▽

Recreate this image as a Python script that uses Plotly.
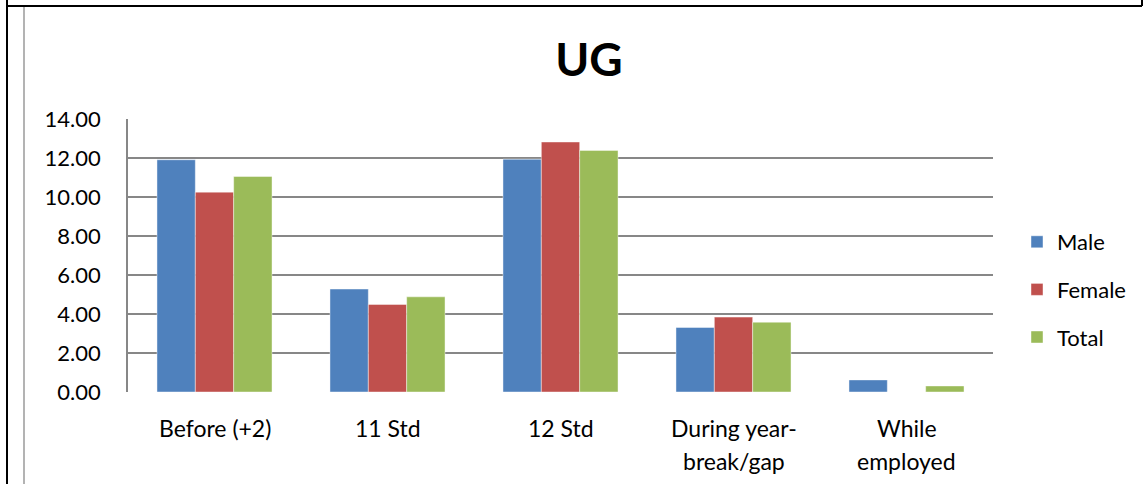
import plotly.graph_objects as go

# Data
categories = ["Before (+2)", "11 Std", "12 Std", "During year-<br>break/gap", "While<br>employed"]
male = [11.91, 5.28, 11.94, 3.31, 0.62]
female = [10.25, 4.49, 12.82, 3.84, 0.0]
total = [11.05, 4.88, 12.39, 3.58, 0.31]
series_names = ["Male", "Female", "Total"]
y_ticks = [0, 2, 4, 6, 8, 10, 12, 14]

colors = ["#4F81BD", "#C0504D", "#9BBB59"]
FONT = "Lato, 'Open Sans', sans-serif"
FS = 22

W, H = 1145, 484
ML, MR, MT, MB = 128, 152, 119, 92
PW, PH = W - ML - MR, H - MT - MB


def px_x(px):
    return (px - ML) / PW


def px_y(py):
    return (H - MB - py) / PH


fig = go.Figure()
for i, (name, vals) in enumerate(zip(series_names, [male, female, total])):
    fig.add_trace(go.Bar(
        x=list(range(len(categories))), y=vals, name=name,
        legendgroup=name,
        marker=dict(color=colors[i], line=dict(color="rgba(255,255,255,0.55)", width=0.8)),
    ))

# Category labels, one annotation per line
annotations = []
for ci, cat in enumerate(categories):
    for li, line in enumerate(cat.split("<br>")):
        annotations.append(dict(
            x=ci, xref="x", y=px_y(428 + 33 * li), yref="paper",
            text=line, showarrow=False, xanchor="center", yanchor="middle",
            font=dict(family=FONT, size=23, color="#000"),
        ))

# Frame lines around the chart block
shapes = [
    dict(type="line", xref="paper", yref="paper", x0=px_x(7), x1=px_x(1142), y0=px_y(6), y1=px_y(6),
         line=dict(color="#000", width=2)),
    dict(type="line", xref="paper", yref="paper", x0=px_x(7), x1=px_x(7), y0=px_y(0), y1=px_y(484),
         line=dict(color="#000", width=2)),
    dict(type="line", xref="paper", yref="paper", x0=px_x(1142), x1=px_x(1142), y0=px_y(0), y1=px_y(6),
         line=dict(color="#000", width=2)),
    dict(type="line", xref="paper", yref="paper", x0=px_x(24), x1=px_x(24), y0=px_y(7), y1=px_y(484),
         line=dict(color="#9a9a9a", width=1.5)),
]

fig.update_layout(
    width=W, height=H,
    margin=dict(l=ML, r=MR, t=MT, b=MB, pad=0),
    paper_bgcolor="white", plot_bgcolor="white",
    barmode="group", bargap=0.335, bargroupgap=0,
    font=dict(family=FONT, size=FS, color="#000"),
    title=dict(text="<b>UG</b>", x=px_x(589), xref="paper", xanchor="center",
               y=1 - 60 / H, yref="container", yanchor="middle",
               font=dict(family=FONT, size=46, color="#000")),
    xaxis=dict(range=[-0.5, len(categories) - 0.5], showticklabels=False, showgrid=False,
               zeroline=False, showline=False, ticks=""),
    yaxis=dict(range=[0, 14], tickvals=y_ticks, tickformat=".2f", showgrid=True,
               gridcolor="#878787", gridwidth=1.6, zeroline=False, showline=True,
               linecolor="#878787", linewidth=1.6, ticks="", ticklabelstandoff=21,
               tickfont=dict(family=FONT, size=FS, color="#000")),
    legend=dict(x=px_x(1017), y=px_y(221), xanchor="left", yanchor="top",
                traceorder="grouped", tracegroupgap=16, bgcolor="rgba(0,0,0,0)",
                font=dict(family=FONT, size=FS, color="#000")),
    annotations=annotations,
    shapes=shapes,
)

fig.write_html("out.html")
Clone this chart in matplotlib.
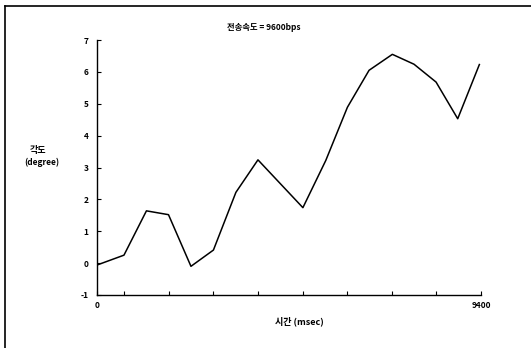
import numpy as np
import matplotlib
matplotlib.use('Agg')
import matplotlib.pyplot as plt
from matplotlib.lines import Line2D

# 데이터
time_ms = [0, 660, 1210, 1750, 2300, 2850, 3400, 3940, 5040, 5600,
           6130, 6660, 7230, 7760, 8300, 8830, 9360]
angle_deg = [-0.06, 0.25, 1.64, 1.52, -0.10, 0.41, 2.22, 3.24, 1.74, 3.22,
             4.89, 6.05, 6.55, 6.24, 5.68, 4.53, 6.23]
y_ticks = [-1, 0, 1, 2, 3, 4, 5, 6, 7]
x_tick_labels = {0: '0', 9400: '9400'}

TITLE = '전송속도 = 9600bps'
XLABEL = '시간 (msec)'
YLABEL_KO = '각도'
YLABEL_EN = '(degree)'

FONTS = ['Noto Sans CJK KR', 'DejaVu Sans']
plt.rcParams['font.family'] = FONTS
plt.rcParams['font.weight'] = 'bold'

W, H = 531, 348
fig = plt.figure(figsize=(W / 100, H / 100), dpi=100)
ax = fig.add_axes([97 / W, 1 - 295 / H, (481 - 97) / W, (295 - 40) / H])

ax.plot(time_ms, angle_deg, color='black', lw=1.1)

ax.set_xlim(0, 9400)
ax.set_ylim(-1, 7)
ax.spines['top'].set_visible(False)
ax.spines['right'].set_visible(False)
for s in ('left', 'bottom'):
    ax.spines[s].set_linewidth(1.0)

ax.set_yticks(y_ticks)
ax.set_yticklabels([str(v) for v in y_ticks], fontsize=6, fontweight='bold')
ax.tick_params(axis='y', direction='in', length=3, width=0.8, pad=6)

# x축 눈금: 9400에서 거꾸로 일정 간격
minor = 9400 - 1092 * np.arange(0, 9)
ax.set_xticks(sorted(minor), minor=True)
ax.tick_params(axis='x', which='minor', direction='in', length=3, width=0.8)
ax.set_xticks(list(x_tick_labels.keys()))
ax.set_xticklabels(list(x_tick_labels.values()), fontsize=6, fontweight='bold')
ax.tick_params(axis='x', which='major', direction='in', length=3, width=0.8, pad=4)

fig.text(264 / W, 1 - 27 / H, TITLE, fontsize=6, ha='center', va='center')
fig.text(299 / W, 1 - 321 / H, XLABEL, fontsize=6.5, ha='center', va='center')
fig.text(38 / W, 1 - 150 / H, YLABEL_KO, fontsize=6.5, ha='center', va='center')
fig.text(42 / W, 1 - 162 / H, YLABEL_EN, fontsize=6, ha='center', va='center')

# 바깥 테두리 (왼쪽, 위)
fig.add_artist(Line2D([5 / W, 5 / W], [0, 1 - 6 / H], color='black', lw=1.2))
fig.add_artist(Line2D([5 / W, 1], [1 - 6 / H, 1 - 6 / H], color='black', lw=1.2))

fig.savefig('out.png', dpi=100)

△

#### Your objective
Without the pictures, write out the lines from the beginning of the entries through the line with "y_ticks = [0, 2, 4, 6, 8, 10, 12, 14]".

#### Answer to the task
Recreate this image as a Python script that uses Plotly.
import plotly.graph_objects as go

# Data
categories = ["Before (+2)", "11 Std", "12 Std", "During year-<br>break/gap", "While<br>employed"]
male = [11.91, 5.28, 11.94, 3.31, 0.62]
female = [10.25, 4.49, 12.82, 3.84, 0.0]
total = [11.05, 4.88, 12.39, 3.58, 0.31]
series_names = ["Male", "Female", "Total"]
y_ticks = [0, 2, 4, 6, 8, 10, 12, 14]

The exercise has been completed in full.